Synopses & Reviews
Jan Wong, a Canadian of Chinese descent, went to China as a starry-eyed Maoist in 1972 at the height of the Cultural Revolution. A true believer -- and one of only two Westerners permitted to enroll at Beijing University -- her education included wielding a pneumatic drill at the Number One Machine Tool Factory. In the name of the Revolution, she renounced rock and roll, hauled pig manure in the paddy fields, and turned in a fellow student who sought her help in getting to the United States. She also met and married the only American draft dodger from the Vietnam War to seek asylum in China.
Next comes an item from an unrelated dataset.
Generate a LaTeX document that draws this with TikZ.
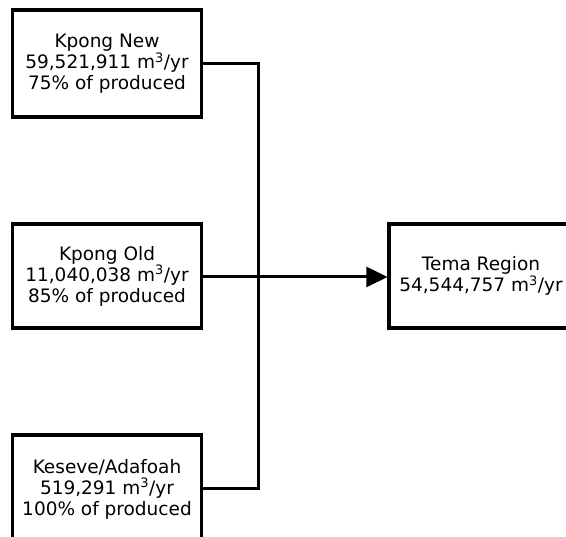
\documentclass[tikz,border=0pt]{standalone}
\usepackage{fontspec}
\setmainfont{DejaVu Sans}
\usetikzlibrary{arrows.meta}
\begin{document}
\begin{tikzpicture}[x=1pt,y=-1pt,
  box/.style={draw, line width=3.2pt, minimum width=189pt, align=center,
    font=\fontsize{18.5}{21}\selectfont, inner sep=0pt},
  conn/.style={line width=3pt}]
\useasboundingbox (0,0) rectangle (566,537);
\clip (0,0) rectangle (566,537);
\node[box, minimum height=107pt] (kn) at (107,63.5) {Kpong New\\59,521,911 m\textsuperscript{3}/yr\\75\% of produced};
\node[box, minimum height=104pt] (ko) at (107,276) {Kpong Old\\11,040,038 m\textsuperscript{3}/yr\\85\% of produced};
\node[box, minimum height=108pt] (ke) at (107,489) {Keseve/Adafoah\\519,291 m\textsuperscript{3}/yr\\100\% of produced};
\node[box, minimum width=184pt, minimum height=104pt] (tr) at (481,276) {Tema Region\\54,544,757 m\textsuperscript{3}/yr};
\coordinate (j) at (258,277);
\draw[conn] (kn.east) -| (j);
\draw[conn] (ke.east) -| (j);
\draw[conn,-{Triangle[length=21pt,width=20pt]}] (ko.east |- j) -- (tr.west |- j);
\end{tikzpicture}
\end{document}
Red China Blues begins as Wong's startling -- and ironic -- memoir of her rocky six-year romance with Maoism that began to sour as she became aware of the harsh realities of Chinese communism and led to her eventual repatriation to the West. Returning to China in the late eighties as a journalist, she covered both the brutal Tiananmen Square crackdown and the tumultuous era of capitalist reforms under Deng Xiaoping. In a wry, absorbing, and often surreal narrative, she relates the horrors that led to her disillusionment with the "worker's paradise." And through the stories of the people -- an unhappy young woman who was sold into marriage, China's most famous dissident, a doctor who lengthens penises -- Wong creates an extraordinary portrait of the world's most populous nation. In setting out to show readers in the Western world what life is like in China, and why we should care, Wong reacquaints herself with the old friends -- and enemies -- of her radical past, and comes to terms with the legacies of her ancestral homeland.
About the Author
Jan Wong was the Beijing correspondent for the Toronto Globe and Mail from 1988 to 1994. She is a graduate of McGill University and the Columbia University Graduate School of Journalism, and is the recipient of the George Polk Award, and other honors for her reporting. Wong has written for The New York Times and The Wall Street Journal, among many other publications in the United States and abroad. She lives in Toronto.
Reading Group Guide
1. Jan Wong tells us that all existing dictionaries and language textbooks were destroyed at the time of the Cultural Revolution. Why was this necessary? How effectively could a political system be shaped or controlled by such a measure?
2. When the author realises, early on, that she is not allowed the freedom to think, she says this is “only the beginning of my real awakening, a painful process that would take several years more.” Why was her awakening such a slow process?
3. If the author had grown up in China, do you think her doubts and questions would not have arisen in her student years? Or do you think her classmates went through similar “awakenings”?
4. In theory at least, the workers had better living conditions than intellectuals in China in the early 1970s. Does this strike you as any more unfair than the opposite situation?
5. Having completed the book, what are your feelings about Jan Wongs informing on Yin (the girl who wanted help getting to the West) while she was still an unquestioning Maoist?
6. Could you characterize the four sections of the book? Do they differ in tone as well as content?
7. Broadly speaking, the first half of the book avoids overviews or hindsight, but in the second half the author adopts a more knowing perspective. What effect does this have for the reader?
8. What fresh insights have you obtained from Jan Wongs analysis of the Tiananmen Square demonstration and the detailed description of the subsequent massacre?
9. The author says that the Tiananmen massacre could have been avoided: “An experienced mediator could have solved things so easily.” How different do you think life in China might have been after the demonstration if there had been no violence?
10. At the beginning of the book the author is writing largely about herself and her reactions to the political system. The last part of the book is more concerned with the stories of individuals living in post-Tiananmen Square China. What can you deduce from this? How much do you think she has changed, and how much has China changed?